You must have heard the bad news that mankind's first-ever plant on the Moon's far side is dead.
But the story behind the plant may not be what you think it is.
The plant, sprouted cottonseed, was taken up to the Moon by China's Chang'e-4 Lunar Exploration Program on January 3, in a payload designed to create the first micro-ecosystem on the Earth's only natural satellite.
The plant died of extreme cold as the Moon's far side turned away from the Sun.
The temperature during Moon's two-week-long night could be as cold as minus 170 degrees Celsius, under which the cotton sprout stood no chance of survival.
The payload has a heating system to keep the seed warm, that's why it sprouted in the first place.
But the payload turned off after the Chang'e-4 lander entered sleep mode to save energy on January 13.
"During the 212.75 hours from power-on to power-off, the payload worked well. Some of the results exceeded our expectations," explained Xie Gengxin, the payload's designer and dean of Chongqing University's Institute of Advanced Technology.
The payload transmitted more than 170 pictures back to the Earth. The last picture was taken at 20:00 BJT on January 12, which showed the sprout growing healthily.

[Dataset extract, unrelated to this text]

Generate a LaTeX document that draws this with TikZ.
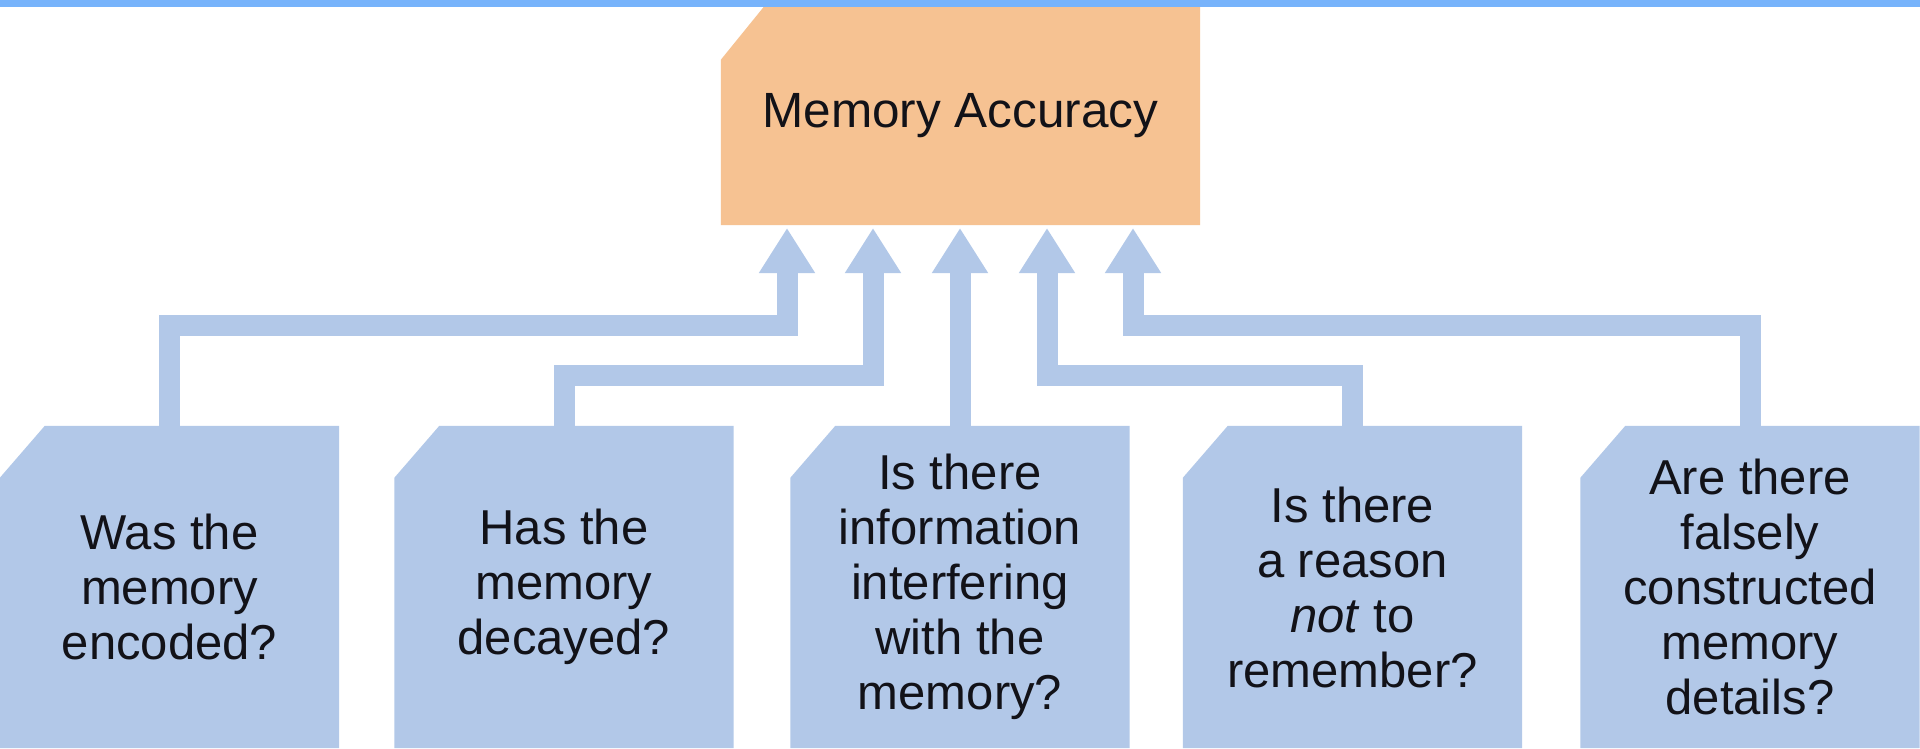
\documentclass[tikz,border=0pt]{standalone}
\usepackage{fontspec}
\setmainfont{Liberation Sans}
\usetikzlibrary{arrows.meta}
\definecolor{barblue}{RGB}{119,179,251}
\definecolor{boxblue}{RGB}{178,200,232}
\definecolor{accorange}{RGB}{246,194,146}
\definecolor{txt}{RGB}{18,18,24}
\pgfdeclarelayer{background}
\pgfsetlayers{background,main}
\tikzset{
  qbox/.style={minimum width=339pt, minimum height=322pt, inner sep=0pt,
    align=center, text=txt, font=\fontsize{49}{55}\selectfont},
  accbox/.style={minimum width=479pt, minimum height=218pt, inner sep=0pt,
    text=txt, font=\fontsize{49.5}{55}\selectfont},
  conn/.style={draw=boxblue, line width=21pt, line join=miter,
    -{Triangle[width=53pt,length=45pt]}},
}
\newcommand\chamfill[2]{%
  \fill[#1] (#2.south west) -- ([yshift=-52pt]#2.north west)
    -- ([xshift=45pt]#2.north west) -- (#2.north east)
    -- (#2.south east) -- cycle;}
\begin{document}
\begin{tikzpicture}[x=1pt,y=-1pt]
\useasboundingbox (0,0) rectangle (1920,748);

% nodes
\node[accbox] (acc) at (960.5,116) {Memory Accuracy};
\node[qbox] (b1) at (169.5,587) {Was the\\memory\\encoded?};
\node[qbox] (b2) at (564,587) {Has the\\memory\\decayed?};
\node[qbox] (b3) at (960,587) {Is there\\information\\interfering\\with the\\memory?};
\node[qbox] (b4) at (1352.5,587) {Is there\\a reason\\\textit{not} to\\remember?};
\node[qbox] (b5) at (1750,587) {Are there\\falsely\\constructed\\memory\\details?};

% arrow tips and elbow levels
\coordinate (t1) at (787,228);
\coordinate (t2) at (873,228);
\coordinate (t3) at (960,228);
\coordinate (t4) at (1047,228);
\coordinate (t5) at (1133,228);
\coordinate (h1) at (0,325);
\coordinate (h2) at (0,375);

\begin{pgfonlayer}{background}
  \fill[white] (0,0) rectangle (1920,748);
  \draw[conn] (b1.north) -- (b1.north |- h1) -| (t1);
  \draw[conn] (b2.north) -- (b2.north |- h2) -| (t2);
  \draw[conn] (b3.north) -- (t3);
  \draw[conn] (b4.north) -- (b4.north |- h2) -| (t4);
  \draw[conn] (b5.north) -- (b5.north |- h1) -| (t5);
  \fill[accorange] (acc.south west) -- ([yshift=-53pt]acc.north west)
    -- ([xshift=43pt]acc.north west) -- (acc.north east)
    -- (acc.south east) -- cycle;
  \chamfill{boxblue}{b1}
  \chamfill{boxblue}{b2}
  \chamfill{boxblue}{b3}
  \chamfill{boxblue}{b4}
  \chamfill{boxblue}{b5}
\end{pgfonlayer}

% top bar
\fill[barblue] (0,0) rectangle (1920,7);
\end{tikzpicture}
\end{document}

"We have obtained a massive quantity of valuable data in this experiment," Xie added.
The team also hinted that the experiment is not as ambitious as some thought.
"The main purpose was the popularization of science," said Liu Hanlong, the leader of the experiment and deputy head of the Chongqing University.
The purpose was written in the official name of the payload in Chinese. But the "science popularization" part got lost in translation as the name is longer than usual.
"We want to attract more people into space exploration with this experiment," Liu added.
The idea of a biological payload was selected from 257 suggestions collected from high school and college students in 2016. This can also serve as a proof that the original purpose of the payload was for promotion of science.